- Source code of charts:
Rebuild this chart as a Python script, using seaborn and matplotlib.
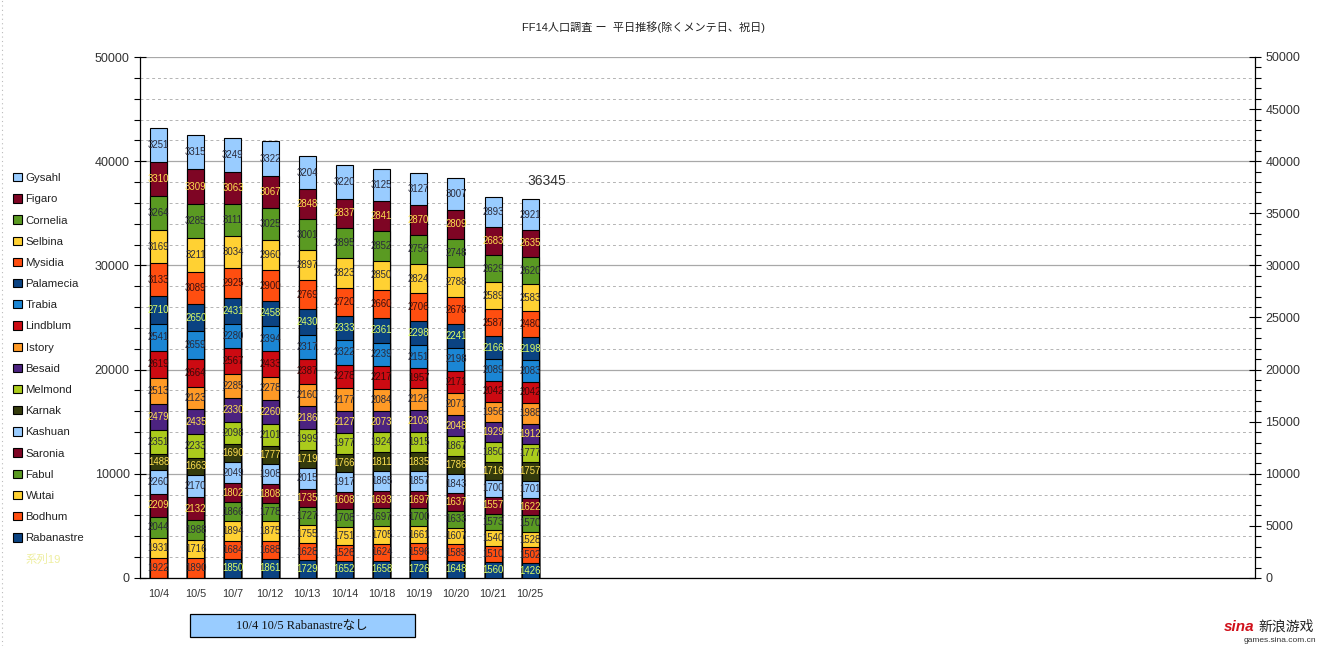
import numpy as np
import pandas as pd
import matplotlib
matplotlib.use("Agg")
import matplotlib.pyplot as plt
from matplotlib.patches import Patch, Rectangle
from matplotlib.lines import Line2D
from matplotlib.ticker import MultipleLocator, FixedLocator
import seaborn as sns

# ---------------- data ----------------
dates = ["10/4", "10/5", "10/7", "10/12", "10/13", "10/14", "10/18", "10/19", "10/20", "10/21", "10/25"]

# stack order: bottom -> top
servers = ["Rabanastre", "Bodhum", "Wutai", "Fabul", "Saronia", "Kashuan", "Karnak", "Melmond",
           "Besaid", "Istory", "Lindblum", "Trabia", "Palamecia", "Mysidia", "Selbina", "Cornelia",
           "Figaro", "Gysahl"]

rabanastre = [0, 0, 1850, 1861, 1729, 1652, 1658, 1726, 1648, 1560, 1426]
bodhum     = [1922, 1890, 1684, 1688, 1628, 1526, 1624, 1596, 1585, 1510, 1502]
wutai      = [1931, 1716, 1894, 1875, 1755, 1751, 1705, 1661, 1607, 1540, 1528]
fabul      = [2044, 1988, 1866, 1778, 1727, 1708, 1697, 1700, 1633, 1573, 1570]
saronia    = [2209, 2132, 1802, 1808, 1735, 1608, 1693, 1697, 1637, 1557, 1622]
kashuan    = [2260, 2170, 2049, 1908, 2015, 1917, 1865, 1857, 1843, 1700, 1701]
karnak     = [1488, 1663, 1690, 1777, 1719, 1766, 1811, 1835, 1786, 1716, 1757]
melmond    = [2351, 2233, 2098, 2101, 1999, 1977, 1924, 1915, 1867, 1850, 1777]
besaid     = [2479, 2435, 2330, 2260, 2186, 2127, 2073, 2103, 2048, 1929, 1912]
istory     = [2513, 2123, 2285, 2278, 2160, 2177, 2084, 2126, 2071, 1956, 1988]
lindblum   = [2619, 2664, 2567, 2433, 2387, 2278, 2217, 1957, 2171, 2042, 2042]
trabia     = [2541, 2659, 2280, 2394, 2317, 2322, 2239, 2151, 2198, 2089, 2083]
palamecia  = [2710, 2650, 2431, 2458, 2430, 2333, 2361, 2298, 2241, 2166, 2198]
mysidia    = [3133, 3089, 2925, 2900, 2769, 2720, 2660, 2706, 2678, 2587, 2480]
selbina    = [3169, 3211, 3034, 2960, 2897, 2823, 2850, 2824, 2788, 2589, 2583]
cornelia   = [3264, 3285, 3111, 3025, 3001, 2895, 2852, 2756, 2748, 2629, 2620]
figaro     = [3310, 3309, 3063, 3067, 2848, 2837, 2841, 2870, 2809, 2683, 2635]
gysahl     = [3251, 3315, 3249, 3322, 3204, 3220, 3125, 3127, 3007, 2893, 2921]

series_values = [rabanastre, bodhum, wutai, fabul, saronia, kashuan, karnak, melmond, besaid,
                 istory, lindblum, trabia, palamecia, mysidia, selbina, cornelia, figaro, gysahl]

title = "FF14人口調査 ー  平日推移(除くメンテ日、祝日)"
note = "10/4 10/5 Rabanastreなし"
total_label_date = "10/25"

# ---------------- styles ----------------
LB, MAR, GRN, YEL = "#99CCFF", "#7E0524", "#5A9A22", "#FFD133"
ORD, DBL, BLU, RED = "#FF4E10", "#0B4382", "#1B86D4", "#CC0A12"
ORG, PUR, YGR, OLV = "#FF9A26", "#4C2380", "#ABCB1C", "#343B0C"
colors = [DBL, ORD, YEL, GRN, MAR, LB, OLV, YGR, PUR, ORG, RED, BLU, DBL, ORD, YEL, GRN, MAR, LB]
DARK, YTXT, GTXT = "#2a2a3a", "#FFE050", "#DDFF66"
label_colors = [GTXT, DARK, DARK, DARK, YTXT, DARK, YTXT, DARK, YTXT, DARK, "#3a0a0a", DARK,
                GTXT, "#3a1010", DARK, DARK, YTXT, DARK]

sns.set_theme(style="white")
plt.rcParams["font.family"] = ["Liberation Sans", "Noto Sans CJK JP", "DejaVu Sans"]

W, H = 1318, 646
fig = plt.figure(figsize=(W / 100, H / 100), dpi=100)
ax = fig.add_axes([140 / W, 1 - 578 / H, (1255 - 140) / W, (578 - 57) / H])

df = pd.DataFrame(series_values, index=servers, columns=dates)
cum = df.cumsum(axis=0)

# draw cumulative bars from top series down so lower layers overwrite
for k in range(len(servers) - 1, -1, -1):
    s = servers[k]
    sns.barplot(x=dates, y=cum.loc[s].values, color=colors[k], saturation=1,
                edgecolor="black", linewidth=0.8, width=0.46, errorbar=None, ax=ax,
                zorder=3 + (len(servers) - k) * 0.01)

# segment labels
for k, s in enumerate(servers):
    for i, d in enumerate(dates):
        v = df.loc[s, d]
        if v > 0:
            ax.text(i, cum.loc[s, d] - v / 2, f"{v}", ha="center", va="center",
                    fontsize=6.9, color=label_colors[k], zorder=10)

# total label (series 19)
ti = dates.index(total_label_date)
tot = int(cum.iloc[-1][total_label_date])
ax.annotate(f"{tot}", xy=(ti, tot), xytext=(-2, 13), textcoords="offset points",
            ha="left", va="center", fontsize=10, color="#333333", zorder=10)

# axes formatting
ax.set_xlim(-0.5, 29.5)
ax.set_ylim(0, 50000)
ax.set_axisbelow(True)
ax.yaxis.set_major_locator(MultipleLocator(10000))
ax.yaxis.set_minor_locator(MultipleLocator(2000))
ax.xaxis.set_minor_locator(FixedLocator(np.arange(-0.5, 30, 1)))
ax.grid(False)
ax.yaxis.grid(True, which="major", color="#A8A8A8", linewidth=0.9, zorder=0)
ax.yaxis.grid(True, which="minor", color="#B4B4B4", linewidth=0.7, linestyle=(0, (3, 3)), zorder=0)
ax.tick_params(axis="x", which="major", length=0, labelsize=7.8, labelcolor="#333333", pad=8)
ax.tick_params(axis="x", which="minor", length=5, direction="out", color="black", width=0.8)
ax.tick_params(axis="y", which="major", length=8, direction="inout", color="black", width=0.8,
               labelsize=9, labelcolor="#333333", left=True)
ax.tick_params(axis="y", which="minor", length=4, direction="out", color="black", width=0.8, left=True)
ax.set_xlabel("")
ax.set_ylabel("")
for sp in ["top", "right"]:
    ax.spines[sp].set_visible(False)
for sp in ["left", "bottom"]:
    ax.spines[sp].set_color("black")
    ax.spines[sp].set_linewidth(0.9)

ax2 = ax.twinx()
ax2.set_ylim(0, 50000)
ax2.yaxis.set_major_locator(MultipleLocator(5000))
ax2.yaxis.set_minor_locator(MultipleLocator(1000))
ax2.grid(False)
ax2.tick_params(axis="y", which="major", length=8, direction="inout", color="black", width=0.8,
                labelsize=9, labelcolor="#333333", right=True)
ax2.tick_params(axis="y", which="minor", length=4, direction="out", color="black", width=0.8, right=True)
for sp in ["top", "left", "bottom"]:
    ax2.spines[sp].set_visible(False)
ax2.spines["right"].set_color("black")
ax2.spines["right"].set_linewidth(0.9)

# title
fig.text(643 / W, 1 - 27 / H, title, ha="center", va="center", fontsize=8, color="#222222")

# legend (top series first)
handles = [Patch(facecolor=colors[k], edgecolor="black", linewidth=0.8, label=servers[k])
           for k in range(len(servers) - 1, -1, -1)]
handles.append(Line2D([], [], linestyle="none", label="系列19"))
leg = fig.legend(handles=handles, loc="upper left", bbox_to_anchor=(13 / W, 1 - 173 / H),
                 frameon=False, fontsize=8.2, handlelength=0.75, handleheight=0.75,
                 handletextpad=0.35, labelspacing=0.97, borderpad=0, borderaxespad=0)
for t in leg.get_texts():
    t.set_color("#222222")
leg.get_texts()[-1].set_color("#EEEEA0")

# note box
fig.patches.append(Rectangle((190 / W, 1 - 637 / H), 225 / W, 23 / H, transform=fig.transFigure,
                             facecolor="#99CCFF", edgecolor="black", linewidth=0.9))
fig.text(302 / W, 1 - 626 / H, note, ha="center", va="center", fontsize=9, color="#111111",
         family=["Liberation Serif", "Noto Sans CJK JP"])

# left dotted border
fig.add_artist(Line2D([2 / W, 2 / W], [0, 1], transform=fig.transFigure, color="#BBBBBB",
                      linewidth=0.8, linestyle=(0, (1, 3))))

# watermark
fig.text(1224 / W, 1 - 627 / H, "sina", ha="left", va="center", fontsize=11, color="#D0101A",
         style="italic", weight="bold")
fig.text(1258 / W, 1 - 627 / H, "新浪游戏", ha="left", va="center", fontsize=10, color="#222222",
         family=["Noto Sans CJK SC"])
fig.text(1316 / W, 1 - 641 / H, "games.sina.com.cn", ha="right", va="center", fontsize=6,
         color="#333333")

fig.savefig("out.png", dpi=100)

--

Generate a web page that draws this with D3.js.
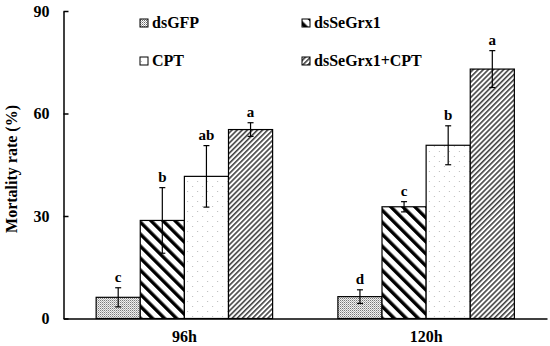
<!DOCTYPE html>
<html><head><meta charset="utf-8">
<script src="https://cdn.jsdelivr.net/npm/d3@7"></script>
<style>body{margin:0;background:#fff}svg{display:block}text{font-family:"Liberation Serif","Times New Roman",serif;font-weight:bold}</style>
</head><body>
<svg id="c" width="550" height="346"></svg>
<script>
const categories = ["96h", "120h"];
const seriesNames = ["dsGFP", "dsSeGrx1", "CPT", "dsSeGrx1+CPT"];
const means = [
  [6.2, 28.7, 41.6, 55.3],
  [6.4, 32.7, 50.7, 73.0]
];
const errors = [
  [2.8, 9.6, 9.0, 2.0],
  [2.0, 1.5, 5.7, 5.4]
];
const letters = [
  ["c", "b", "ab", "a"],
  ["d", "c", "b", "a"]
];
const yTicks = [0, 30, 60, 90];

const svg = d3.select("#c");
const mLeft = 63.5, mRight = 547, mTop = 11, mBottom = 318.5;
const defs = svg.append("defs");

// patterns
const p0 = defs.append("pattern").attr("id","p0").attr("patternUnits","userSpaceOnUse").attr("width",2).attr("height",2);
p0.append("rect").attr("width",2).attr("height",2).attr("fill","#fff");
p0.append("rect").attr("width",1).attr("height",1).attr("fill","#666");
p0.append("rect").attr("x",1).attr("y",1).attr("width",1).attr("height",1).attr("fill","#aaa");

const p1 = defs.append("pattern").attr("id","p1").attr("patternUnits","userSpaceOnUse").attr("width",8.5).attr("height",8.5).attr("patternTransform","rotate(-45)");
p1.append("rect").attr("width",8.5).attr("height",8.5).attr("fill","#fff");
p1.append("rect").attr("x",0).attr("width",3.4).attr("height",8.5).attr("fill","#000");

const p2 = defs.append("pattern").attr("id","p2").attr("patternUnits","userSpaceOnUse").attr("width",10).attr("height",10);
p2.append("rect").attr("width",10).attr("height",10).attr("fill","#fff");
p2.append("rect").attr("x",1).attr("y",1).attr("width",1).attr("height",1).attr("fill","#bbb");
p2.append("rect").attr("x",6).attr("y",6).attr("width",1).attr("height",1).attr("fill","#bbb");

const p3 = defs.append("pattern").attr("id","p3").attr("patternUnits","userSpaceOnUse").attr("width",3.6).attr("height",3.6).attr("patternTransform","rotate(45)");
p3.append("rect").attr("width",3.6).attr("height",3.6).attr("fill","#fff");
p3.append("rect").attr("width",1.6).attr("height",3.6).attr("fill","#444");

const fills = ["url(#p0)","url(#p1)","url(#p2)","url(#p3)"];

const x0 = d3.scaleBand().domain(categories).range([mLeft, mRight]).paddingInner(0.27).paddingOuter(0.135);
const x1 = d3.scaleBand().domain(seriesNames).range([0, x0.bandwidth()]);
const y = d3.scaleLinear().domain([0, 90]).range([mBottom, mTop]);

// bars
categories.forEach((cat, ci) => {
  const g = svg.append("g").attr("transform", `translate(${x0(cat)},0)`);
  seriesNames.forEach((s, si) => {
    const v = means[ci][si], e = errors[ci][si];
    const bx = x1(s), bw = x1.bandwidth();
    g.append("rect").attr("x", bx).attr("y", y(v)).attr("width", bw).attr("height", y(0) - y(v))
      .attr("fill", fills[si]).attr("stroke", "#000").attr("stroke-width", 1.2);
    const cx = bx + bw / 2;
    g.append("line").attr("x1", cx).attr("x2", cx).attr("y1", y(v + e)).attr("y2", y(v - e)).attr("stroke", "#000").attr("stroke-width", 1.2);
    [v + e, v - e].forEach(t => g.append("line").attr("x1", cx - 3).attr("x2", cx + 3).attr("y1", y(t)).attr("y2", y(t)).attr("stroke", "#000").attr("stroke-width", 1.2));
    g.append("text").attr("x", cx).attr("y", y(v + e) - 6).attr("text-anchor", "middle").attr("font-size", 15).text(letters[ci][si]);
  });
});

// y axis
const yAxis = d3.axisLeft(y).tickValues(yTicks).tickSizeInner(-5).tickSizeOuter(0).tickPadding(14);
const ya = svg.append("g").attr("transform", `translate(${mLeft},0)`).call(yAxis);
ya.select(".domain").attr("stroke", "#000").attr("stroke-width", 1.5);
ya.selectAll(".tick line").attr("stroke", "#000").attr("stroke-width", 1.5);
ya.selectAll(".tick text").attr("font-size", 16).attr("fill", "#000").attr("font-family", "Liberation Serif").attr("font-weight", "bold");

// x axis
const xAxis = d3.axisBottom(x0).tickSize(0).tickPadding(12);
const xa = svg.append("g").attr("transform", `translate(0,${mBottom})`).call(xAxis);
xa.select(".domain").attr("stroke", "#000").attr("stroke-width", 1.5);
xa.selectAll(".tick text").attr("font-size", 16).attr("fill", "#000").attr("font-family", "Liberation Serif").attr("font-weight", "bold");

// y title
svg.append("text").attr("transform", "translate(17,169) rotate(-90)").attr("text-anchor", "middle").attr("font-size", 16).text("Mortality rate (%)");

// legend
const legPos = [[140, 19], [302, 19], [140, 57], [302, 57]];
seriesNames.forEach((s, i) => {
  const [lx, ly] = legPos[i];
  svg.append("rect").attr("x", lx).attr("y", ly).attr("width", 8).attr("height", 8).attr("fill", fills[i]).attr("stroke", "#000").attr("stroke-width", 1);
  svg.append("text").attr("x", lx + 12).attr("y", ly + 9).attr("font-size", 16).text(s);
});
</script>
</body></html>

- WHAT TO PRODUCE: From the listing above, copy every line that includes the word "script".

- RESULT BELOW:
Rebuild this chart as a Python script, using seaborn and matplotlib.
<script src="https://cdn.jsdelivr.net/npm/d3@7"></script>
<script>
</script>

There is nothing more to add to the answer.